PROBLEM TO SOLVE:
Beginning with the first line, set down every line through the one containing "rootbox, align=center] (root)", exactly as it appears, but not the pictures.

DATASET CONTENT:

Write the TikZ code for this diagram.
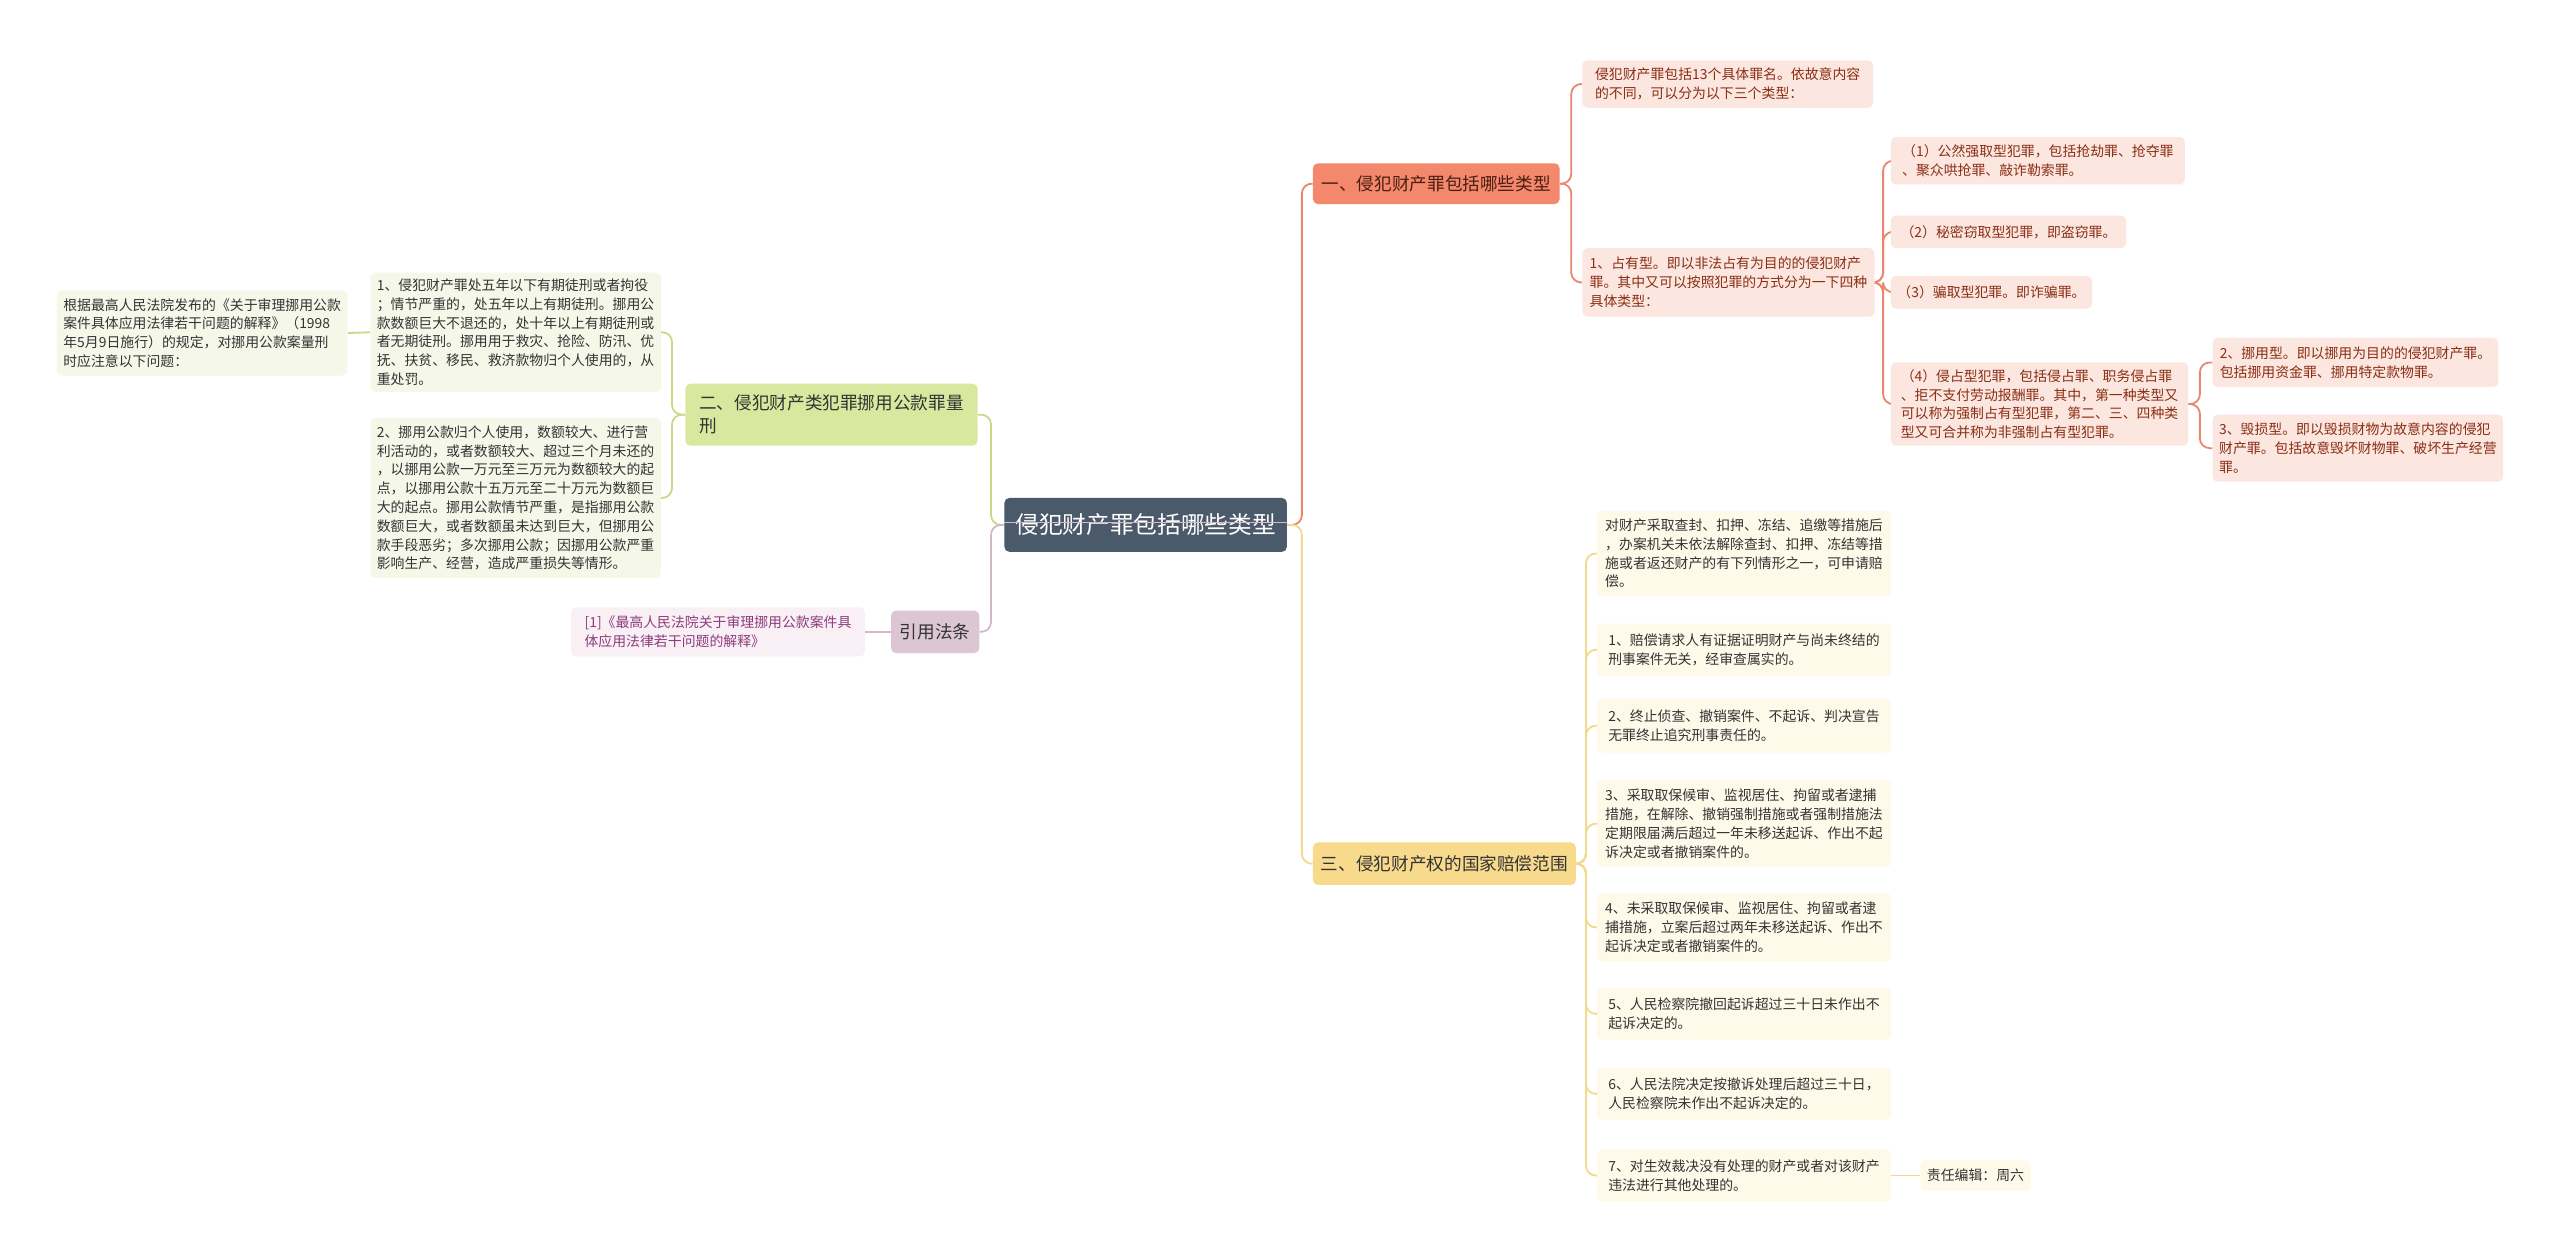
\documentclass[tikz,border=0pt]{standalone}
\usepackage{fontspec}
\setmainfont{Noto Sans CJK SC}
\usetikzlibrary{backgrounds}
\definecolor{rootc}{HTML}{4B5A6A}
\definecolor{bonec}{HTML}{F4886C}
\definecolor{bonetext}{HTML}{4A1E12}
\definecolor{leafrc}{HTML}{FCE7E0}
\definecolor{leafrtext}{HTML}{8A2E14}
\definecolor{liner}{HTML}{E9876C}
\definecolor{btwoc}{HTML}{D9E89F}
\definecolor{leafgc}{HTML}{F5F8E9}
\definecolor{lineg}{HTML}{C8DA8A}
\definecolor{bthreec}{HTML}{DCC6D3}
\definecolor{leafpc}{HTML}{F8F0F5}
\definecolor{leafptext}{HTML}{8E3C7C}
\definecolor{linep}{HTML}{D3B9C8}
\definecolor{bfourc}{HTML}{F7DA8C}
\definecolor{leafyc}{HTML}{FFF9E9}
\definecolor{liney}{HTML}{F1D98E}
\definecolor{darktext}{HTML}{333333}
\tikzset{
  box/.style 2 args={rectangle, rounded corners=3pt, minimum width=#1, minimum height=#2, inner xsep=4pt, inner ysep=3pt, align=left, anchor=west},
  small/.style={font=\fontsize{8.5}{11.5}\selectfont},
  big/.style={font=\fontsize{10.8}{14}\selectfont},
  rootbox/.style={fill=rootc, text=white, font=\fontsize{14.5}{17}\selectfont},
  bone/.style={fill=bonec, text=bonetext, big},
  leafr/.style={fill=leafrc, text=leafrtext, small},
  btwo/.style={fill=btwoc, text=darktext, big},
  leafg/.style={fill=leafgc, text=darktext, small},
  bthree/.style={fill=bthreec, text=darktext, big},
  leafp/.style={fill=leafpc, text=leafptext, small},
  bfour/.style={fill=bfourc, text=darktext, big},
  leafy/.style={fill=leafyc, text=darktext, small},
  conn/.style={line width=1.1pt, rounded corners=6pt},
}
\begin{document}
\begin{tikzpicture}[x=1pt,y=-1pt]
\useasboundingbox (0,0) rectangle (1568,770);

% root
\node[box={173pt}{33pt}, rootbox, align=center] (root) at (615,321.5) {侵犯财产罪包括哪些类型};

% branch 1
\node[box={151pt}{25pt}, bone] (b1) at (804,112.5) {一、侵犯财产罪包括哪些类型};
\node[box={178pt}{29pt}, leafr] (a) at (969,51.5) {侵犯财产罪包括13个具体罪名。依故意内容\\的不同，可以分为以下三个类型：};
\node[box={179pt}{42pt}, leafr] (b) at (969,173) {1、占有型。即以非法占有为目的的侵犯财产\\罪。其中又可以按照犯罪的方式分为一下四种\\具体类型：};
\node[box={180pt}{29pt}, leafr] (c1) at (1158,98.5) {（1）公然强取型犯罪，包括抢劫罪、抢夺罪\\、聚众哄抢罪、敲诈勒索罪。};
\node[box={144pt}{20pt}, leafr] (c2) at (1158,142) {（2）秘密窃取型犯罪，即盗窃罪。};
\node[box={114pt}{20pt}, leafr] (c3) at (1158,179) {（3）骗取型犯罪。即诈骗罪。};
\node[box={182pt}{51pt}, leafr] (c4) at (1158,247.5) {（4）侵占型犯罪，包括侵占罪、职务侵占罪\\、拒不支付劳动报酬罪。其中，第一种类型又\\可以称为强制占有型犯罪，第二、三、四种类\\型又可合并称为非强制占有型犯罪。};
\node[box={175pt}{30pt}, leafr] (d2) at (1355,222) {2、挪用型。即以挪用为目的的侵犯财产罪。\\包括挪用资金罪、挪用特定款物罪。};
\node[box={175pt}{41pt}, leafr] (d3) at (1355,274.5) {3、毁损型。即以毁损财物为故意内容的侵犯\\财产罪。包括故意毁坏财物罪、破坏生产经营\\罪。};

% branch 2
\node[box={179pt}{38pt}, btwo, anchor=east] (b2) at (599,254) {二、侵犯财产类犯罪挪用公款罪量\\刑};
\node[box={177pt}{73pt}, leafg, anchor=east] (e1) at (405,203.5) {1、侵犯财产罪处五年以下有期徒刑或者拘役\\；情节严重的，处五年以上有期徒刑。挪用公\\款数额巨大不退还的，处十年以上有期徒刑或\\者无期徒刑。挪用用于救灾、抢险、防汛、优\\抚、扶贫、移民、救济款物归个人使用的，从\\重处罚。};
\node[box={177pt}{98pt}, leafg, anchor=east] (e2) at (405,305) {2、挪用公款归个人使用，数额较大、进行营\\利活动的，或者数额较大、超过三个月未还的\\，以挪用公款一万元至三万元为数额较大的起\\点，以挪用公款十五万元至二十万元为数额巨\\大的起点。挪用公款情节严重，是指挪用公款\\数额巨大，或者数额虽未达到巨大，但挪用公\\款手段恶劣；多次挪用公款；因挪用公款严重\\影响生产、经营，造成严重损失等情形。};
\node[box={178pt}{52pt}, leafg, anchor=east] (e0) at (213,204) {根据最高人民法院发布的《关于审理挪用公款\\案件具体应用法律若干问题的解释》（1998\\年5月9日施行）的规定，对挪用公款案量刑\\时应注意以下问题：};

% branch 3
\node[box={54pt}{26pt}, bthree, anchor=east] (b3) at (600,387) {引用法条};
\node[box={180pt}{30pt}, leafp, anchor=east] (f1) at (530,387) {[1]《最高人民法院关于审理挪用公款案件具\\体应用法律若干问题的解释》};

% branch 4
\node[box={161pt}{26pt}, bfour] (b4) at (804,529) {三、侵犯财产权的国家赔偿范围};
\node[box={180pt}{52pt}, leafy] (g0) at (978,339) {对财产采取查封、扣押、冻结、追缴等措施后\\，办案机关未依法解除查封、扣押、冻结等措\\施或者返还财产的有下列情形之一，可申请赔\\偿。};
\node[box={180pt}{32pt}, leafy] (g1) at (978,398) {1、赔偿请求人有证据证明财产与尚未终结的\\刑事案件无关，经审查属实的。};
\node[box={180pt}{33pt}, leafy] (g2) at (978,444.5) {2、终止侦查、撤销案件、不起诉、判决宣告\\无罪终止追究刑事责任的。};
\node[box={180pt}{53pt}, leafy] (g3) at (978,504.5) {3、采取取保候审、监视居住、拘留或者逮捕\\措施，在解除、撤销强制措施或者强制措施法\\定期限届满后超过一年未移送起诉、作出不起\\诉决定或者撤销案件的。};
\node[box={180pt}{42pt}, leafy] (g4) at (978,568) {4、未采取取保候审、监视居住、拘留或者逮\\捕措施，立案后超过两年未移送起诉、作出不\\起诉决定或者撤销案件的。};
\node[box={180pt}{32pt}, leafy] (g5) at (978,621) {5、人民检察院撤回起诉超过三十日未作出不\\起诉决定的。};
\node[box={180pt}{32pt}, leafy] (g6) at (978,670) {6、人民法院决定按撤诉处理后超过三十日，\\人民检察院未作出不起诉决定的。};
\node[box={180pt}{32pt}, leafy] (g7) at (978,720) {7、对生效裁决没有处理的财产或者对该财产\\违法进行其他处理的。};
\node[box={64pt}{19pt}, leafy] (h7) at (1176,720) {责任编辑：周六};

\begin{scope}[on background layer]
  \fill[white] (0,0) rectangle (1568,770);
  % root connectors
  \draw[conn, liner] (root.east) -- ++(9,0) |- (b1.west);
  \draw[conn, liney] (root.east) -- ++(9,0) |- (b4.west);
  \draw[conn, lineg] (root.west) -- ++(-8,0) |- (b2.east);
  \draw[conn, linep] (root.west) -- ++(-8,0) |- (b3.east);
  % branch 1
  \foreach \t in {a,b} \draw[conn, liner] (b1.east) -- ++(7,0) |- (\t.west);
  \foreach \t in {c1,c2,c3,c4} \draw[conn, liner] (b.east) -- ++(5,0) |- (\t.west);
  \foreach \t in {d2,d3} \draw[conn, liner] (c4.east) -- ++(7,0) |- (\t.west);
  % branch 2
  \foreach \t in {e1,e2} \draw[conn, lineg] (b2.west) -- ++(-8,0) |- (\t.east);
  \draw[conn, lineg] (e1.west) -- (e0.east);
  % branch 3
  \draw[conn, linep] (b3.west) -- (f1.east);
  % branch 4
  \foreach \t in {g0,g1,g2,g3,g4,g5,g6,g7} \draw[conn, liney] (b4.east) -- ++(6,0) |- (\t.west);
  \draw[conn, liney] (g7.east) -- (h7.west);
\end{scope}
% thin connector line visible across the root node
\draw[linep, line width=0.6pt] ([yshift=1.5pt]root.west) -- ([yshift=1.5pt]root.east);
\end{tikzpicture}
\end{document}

WRITTEN SOLUTION:
Write the TikZ code for this diagram.
\documentclass[tikz,border=0pt]{standalone}
\usepackage{fontspec}
\setmainfont{Noto Sans CJK SC}
\usetikzlibrary{backgrounds}
\definecolor{rootc}{HTML}{4B5A6A}
\definecolor{bonec}{HTML}{F4886C}
\definecolor{bonetext}{HTML}{4A1E12}
\definecolor{leafrc}{HTML}{FCE7E0}
\definecolor{leafrtext}{HTML}{8A2E14}
\definecolor{liner}{HTML}{E9876C}
\definecolor{btwoc}{HTML}{D9E89F}
\definecolor{leafgc}{HTML}{F5F8E9}
\definecolor{lineg}{HTML}{C8DA8A}
\definecolor{bthreec}{HTML}{DCC6D3}
\definecolor{leafpc}{HTML}{F8F0F5}
\definecolor{leafptext}{HTML}{8E3C7C}
\definecolor{linep}{HTML}{D3B9C8}
\definecolor{bfourc}{HTML}{F7DA8C}
\definecolor{leafyc}{HTML}{FFF9E9}
\definecolor{liney}{HTML}{F1D98E}
\definecolor{darktext}{HTML}{333333}
\tikzset{
  box/.style 2 args={rectangle, rounded corners=3pt, minimum width=#1, minimum height=#2, inner xsep=4pt, inner ysep=3pt, align=left, anchor=west},
  small/.style={font=\fontsize{8.5}{11.5}\selectfont},
  big/.style={font=\fontsize{10.8}{14}\selectfont},
  rootbox/.style={fill=rootc, text=white, font=\fontsize{14.5}{17}\selectfont},
  bone/.style={fill=bonec, text=bonetext, big},
  leafr/.style={fill=leafrc, text=leafrtext, small},
  btwo/.style={fill=btwoc, text=darktext, big},
  leafg/.style={fill=leafgc, text=darktext, small},
  bthree/.style={fill=bthreec, text=darktext, big},
  leafp/.style={fill=leafpc, text=leafptext, small},
  bfour/.style={fill=bfourc, text=darktext, big},
  leafy/.style={fill=leafyc, text=darktext, small},
  conn/.style={line width=1.1pt, rounded corners=6pt},
}
\begin{document}
\begin{tikzpicture}[x=1pt,y=-1pt]
\useasboundingbox (0,0) rectangle (1568,770);

% root
\node[box={173pt}{33pt}, rootbox, align=center] (root) at (615,321.5) {侵犯财产罪包括哪些类型};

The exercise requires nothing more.